I don't subscribe to unconditional relationships, whether they are by blood, geography, gender, race, religion, or friendship.
Recently, I had a situation in my personal life that brought this concept to the fore. I (and others) had gotten deeply involved with a lovely person who was in a destructive relationship. When it broke up...again...we were all asked to be supportive, and we were (with phone calls, visits, dinner, etc.). The relationships all deepened and then this person slipped way backward...again...into a morass of misery. I communicated that I was sad that this had happened, and that I was willing to resume our friendship
after
some time had passed, when the drama was no longer part of the equation.
I heard from this person again, and was informed that the drama was indeed over...finally (one last burp, I guess). This individual did communicate to me about being hurt that my friendship seemed conditional, when it was expected that I would be there through stupid and smart behavior.
I responded that
all
relationships should be conditional - not "hair-trigger" conditional, but conditional nonetheless. I don't want to be Mel Gibson's friend, for example. I am certainly willing to be supportive and helpful, but I don't want to take up time in my life with yo-yo drama. I consider that the other individual has the responsibility to do the work to make themselves healthy and that my support is there lovingly when that is, indeed, the case. Getting one's life on a healthy track is difficult, and I am certainly there to support my friends during that journey. I am
not
there, however, when intentional, self-defeating steps are taken to get back into the problems.

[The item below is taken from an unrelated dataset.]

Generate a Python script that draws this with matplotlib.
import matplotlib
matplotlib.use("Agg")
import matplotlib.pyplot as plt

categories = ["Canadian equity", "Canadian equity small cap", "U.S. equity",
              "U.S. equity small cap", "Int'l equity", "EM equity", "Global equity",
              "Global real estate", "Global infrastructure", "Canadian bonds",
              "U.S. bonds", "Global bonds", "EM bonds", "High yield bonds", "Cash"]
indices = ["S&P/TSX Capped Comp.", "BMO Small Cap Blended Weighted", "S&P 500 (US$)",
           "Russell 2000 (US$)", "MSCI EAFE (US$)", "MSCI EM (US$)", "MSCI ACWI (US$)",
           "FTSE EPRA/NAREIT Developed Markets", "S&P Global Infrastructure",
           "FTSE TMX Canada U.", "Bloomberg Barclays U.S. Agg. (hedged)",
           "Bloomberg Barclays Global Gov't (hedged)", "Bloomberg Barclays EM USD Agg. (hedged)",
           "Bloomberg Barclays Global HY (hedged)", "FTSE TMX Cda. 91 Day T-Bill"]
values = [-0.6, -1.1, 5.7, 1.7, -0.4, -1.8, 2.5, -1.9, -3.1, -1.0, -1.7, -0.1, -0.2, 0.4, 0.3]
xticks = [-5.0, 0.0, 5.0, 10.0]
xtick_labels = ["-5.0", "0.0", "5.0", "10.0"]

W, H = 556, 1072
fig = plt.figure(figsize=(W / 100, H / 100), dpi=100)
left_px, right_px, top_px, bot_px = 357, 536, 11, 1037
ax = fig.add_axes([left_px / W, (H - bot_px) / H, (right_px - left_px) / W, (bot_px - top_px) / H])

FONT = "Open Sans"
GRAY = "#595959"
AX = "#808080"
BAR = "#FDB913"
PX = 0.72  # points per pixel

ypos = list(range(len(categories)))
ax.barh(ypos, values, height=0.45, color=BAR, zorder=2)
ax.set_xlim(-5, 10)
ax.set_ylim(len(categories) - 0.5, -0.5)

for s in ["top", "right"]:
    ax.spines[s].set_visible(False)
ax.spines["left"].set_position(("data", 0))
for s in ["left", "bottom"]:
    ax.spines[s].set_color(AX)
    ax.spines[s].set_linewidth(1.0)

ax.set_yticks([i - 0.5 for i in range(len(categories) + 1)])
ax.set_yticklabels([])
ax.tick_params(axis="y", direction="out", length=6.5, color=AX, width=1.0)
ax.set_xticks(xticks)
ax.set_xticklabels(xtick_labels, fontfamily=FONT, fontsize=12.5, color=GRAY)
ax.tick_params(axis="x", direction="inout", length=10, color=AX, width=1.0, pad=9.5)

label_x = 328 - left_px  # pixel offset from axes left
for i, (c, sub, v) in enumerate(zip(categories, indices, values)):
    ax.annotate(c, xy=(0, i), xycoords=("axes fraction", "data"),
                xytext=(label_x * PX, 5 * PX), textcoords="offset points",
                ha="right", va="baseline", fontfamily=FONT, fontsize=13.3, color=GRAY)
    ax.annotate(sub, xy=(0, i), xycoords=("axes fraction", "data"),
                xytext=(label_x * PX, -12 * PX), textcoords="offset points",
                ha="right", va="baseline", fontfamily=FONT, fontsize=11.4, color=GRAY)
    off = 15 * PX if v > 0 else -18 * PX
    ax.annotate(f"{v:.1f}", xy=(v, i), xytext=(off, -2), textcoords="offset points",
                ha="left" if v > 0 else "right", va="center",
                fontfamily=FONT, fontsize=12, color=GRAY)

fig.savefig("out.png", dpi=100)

This is the philosophy I espouse on the air. Otherwise, giving support unconditionally is making oneself a patsy and/or a contributor to the ongoing drama and filling one's life with unnecessary turmoil.
Relationships require the honor, integrity and effort of
both
individuals. That should be the condition.
Mistakes? Temporary stupidity? All understandable.
Betrayal of support by giving into weakness? Not so understandable.
You owe those who support you not to give into temptation or weakness, or you will lose the best of them.